On occasions, seven days on call can become stressful and uninviting. If beds are scarce, emergency patients become scattered throughout the hospital. If a large number of critical cases are admitted on the night before completing the period on call, the planned surgery of the following week can be jeopardized, with an unwelcome knock-on effect that can lead to complaints. The seven-day on-call rota in the Royal United Hospital has been revised since this audit was undertaken so that each of the eight surgeons is on call only for 24 hours in alternate weeks, on the day of his elective operating list. The emergency theatre is available, together with the on-call registrar. The surgeon books his elective list to ensure availability in the emergency room as necessary. Three-day weekends are done on call in rotation.
More resources are necessary in the National Health Service to ensure that patients listed for emergency surgery are taken to theatre within an acceptable timescale—perhaps within 60 minutes of the decision to operate. The average delays revealed by this audit are unacceptable and can be life-threatening.

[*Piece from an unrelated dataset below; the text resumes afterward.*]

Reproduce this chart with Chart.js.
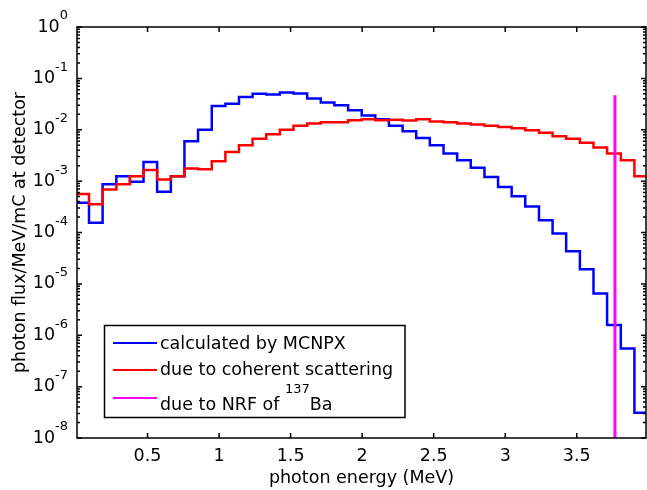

They are a reflection of the competition for scarce resources between elective and emergency surgery, and between different surgical specialties. Theatre time is expensive, and, until now, waiting lists have been the main priority of the management4. With the onset of the concept of clinical governance, and the increase of emergency admissions produced by the ageing population, priorities may change. It must be recognized, however, that a fully staffed emergency theatre, day and night, diverts resources from elective surgery, so waiting lists can lengthen and government targets, e.g. for cancer surgery, could be in jeopardy. In addition, removal of a consultant surgeon from elective specialty surgery inevitably increases waiting times for this type of surgery in proportion to the number of surgeons available in the specialty in that hospital. Emergency surgery is currently regarded as the benchmark of the general surgeon in Great Britain. In other countries, general surgery is considered atavistic and each specialty has developed its own emergency services (and is remunerated accordingly). Could this be the way ahead for the NHS?